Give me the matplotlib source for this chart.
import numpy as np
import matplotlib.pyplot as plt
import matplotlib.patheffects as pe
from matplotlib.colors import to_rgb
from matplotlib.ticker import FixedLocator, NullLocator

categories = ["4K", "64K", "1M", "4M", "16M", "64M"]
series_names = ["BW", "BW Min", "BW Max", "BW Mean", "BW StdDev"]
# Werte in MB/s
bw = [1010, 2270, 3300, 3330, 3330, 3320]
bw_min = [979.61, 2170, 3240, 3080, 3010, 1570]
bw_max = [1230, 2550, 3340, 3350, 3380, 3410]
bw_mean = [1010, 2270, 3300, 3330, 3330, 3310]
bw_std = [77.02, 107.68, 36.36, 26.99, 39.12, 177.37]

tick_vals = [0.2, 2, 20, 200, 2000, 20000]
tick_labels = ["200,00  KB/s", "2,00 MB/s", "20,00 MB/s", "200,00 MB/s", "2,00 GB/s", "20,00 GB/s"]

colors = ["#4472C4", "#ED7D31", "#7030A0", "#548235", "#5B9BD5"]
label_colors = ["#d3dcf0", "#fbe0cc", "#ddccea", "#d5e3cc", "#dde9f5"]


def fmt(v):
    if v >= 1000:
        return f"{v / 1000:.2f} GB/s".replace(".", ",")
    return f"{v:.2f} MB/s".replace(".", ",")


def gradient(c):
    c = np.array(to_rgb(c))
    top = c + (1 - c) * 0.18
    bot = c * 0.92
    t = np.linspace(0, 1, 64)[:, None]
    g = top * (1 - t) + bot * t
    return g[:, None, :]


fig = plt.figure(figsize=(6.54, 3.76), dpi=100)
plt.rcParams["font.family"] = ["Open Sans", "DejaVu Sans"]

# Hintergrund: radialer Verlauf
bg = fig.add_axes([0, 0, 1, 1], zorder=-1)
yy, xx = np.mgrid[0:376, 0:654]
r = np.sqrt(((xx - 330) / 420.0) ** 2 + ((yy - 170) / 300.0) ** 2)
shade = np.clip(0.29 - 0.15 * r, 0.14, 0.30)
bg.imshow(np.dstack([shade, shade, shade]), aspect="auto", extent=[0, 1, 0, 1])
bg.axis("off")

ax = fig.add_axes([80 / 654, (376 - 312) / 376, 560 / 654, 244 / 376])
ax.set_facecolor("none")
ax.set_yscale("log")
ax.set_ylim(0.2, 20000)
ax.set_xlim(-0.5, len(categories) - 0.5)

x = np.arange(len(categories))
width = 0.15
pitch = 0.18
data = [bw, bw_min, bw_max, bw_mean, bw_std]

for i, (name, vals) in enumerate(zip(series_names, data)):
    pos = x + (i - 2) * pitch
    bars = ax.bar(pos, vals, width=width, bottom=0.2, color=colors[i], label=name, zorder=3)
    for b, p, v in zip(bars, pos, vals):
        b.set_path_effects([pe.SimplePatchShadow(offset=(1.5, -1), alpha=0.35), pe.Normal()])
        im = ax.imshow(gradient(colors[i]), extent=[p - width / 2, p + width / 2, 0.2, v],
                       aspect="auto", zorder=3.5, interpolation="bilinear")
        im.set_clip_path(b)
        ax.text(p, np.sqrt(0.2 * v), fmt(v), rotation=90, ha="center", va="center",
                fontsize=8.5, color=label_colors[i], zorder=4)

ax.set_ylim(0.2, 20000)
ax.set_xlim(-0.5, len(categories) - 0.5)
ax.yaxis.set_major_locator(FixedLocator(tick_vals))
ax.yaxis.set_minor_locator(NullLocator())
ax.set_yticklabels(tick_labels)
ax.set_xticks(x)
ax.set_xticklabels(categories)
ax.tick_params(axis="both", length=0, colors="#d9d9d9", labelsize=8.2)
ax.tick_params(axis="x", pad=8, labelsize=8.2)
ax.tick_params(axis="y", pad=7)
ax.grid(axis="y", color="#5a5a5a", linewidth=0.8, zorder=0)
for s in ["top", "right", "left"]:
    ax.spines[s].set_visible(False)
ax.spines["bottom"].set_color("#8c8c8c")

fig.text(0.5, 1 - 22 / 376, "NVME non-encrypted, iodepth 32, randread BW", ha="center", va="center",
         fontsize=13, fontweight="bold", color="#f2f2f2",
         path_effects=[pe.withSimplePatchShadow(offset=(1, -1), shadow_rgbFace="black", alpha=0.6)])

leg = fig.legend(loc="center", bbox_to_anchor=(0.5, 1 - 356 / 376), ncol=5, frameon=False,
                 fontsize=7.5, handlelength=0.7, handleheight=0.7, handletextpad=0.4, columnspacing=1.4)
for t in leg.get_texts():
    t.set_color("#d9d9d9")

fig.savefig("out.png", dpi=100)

---------------

- Prompt -
Your task is to transcribe the material exactly.

- Response for this exercise -
Give me the matplotlib source for this chart.
import numpy as np
import matplotlib.pyplot as plt
import matplotlib.patheffects as pe
from matplotlib.colors import to_rgb
from matplotlib.ticker import FixedLocator, NullLocator

categories = ["4K", "64K", "1M", "4M", "16M", "64M"]
series_names = ["BW", "BW Min", "BW Max", "BW Mean", "BW StdDev"]
# Werte in MB/s
bw = [1010, 2270, 3300, 3330, 3330, 3320]
bw_min = [979.61, 2170, 3240, 3080, 3010, 1570]
bw_max = [1230, 2550, 3340, 3350, 3380, 3410]
bw_mean = [1010, 2270, 3300, 3330, 3330, 3310]
bw_std = [77.02, 107.68, 36.36, 26.99, 39.12, 177.37]

tick_vals = [0.2, 2, 20, 200, 2000, 20000]
tick_labels = ["200,00  KB/s", "2,00 MB/s", "20,00 MB/s", "200,00 MB/s", "2,00 GB/s", "20,00 GB/s"]

colors = ["#4472C4", "#ED7D31", "#7030A0", "#548235", "#5B9BD5"]
label_colors = ["#d3dcf0", "#fbe0cc", "#ddccea", "#d5e3cc", "#dde9f5"]


def fmt(v):
    if v >= 1000:
        return f"{v / 1000:.2f} GB/s".replace(".", ",")
    return f"{v:.2f} MB/s".replace(".", ",")


def gradient(c):
    c = np.array(to_rgb(c))
    top = c + (1 - c) * 0.18
    bot = c * 0.92
    t = np.linspace(0, 1, 64)[:, None]
    g = top * (1 - t) + bot * t
    return g[:, None, :]


fig = plt.figure(figsize=(6.54, 3.76), dpi=100)
plt.rcParams["font.family"] = ["Open Sans", "DejaVu Sans"]

# Hintergrund: radialer Verlauf
bg = fig.add_axes([0, 0, 1, 1], zorder=-1)
yy, xx = np.mgrid[0:376, 0:654]
r = np.sqrt(((xx - 330) / 420.0) ** 2 + ((yy - 170) / 300.0) ** 2)
shade = np.clip(0.29 - 0.15 * r, 0.14, 0.30)
bg.imshow(np.dstack([shade, shade, shade]), aspect="auto", extent=[0, 1, 0, 1])
bg.axis("off")

ax = fig.add_axes([80 / 654, (376 - 312) / 376, 560 / 654, 244 / 376])
ax.set_facecolor("none")
ax.set_yscale("log")
ax.set_ylim(0.2, 20000)
ax.set_xlim(-0.5, len(categories) - 0.5)

x = np.arange(len(categories))
width = 0.15
pitch = 0.18
data = [bw, bw_min, bw_max, bw_mean, bw_std]

for i, (name, vals) in enumerate(zip(series_names, data)):
    pos = x + (i - 2) * pitch
    bars = ax.bar(pos, vals, width=width, bottom=0.2, color=colors[i], label=name, zorder=3)
    for b, p, v in zip(bars, pos, vals):
        b.set_path_effects([pe.SimplePatchShadow(offset=(1.5, -1), alpha=0.35), pe.Normal()])
        im = ax.imshow(gradient(colors[i]), extent=[p - width / 2, p + width / 2, 0.2, v],
                       aspect="auto", zorder=3.5, interpolation="bilinear")
        im.set_clip_path(b)
        ax.text(p, np.sqrt(0.2 * v), fmt(v), rotation=90, ha="center", va="center",
                fontsize=8.5, color=label_colors[i], zorder=4)

ax.set_ylim(0.2, 20000)
ax.set_xlim(-0.5, len(categories) - 0.5)
ax.yaxis.set_major_locator(FixedLocator(tick_vals))
ax.yaxis.set_minor_locator(NullLocator())
ax.set_yticklabels(tick_labels)
ax.set_xticks(x)
ax.set_xticklabels(categories)
ax.tick_params(axis="both", length=0, colors="#d9d9d9", labelsize=8.2)
ax.tick_params(axis="x", pad=8, labelsize=8.2)
ax.tick_params(axis="y", pad=7)
ax.grid(axis="y", color="#5a5a5a", linewidth=0.8, zorder=0)
for s in ["top", "right", "left"]:
    ax.spines[s].set_visible(False)
ax.spines["bottom"].set_color("#8c8c8c")

fig.text(0.5, 1 - 22 / 376, "NVME non-encrypted, iodepth 32, randread BW", ha="center", va="center",
         fontsize=13, fontweight="bold", color="#f2f2f2",
         path_effects=[pe.withSimplePatchShadow(offset=(1, -1), shadow_rgbFace="black", alpha=0.6)])

leg = fig.legend(loc="center", bbox_to_anchor=(0.5, 1 - 356 / 376), ncol=5, frameon=False,
                 fontsize=7.5, handlelength=0.7, handleheight=0.7, handletextpad=0.4, columnspacing=1.4)
for t in leg.get_texts():
    t.set_color("#d9d9d9")

fig.savefig("out.png", dpi=100)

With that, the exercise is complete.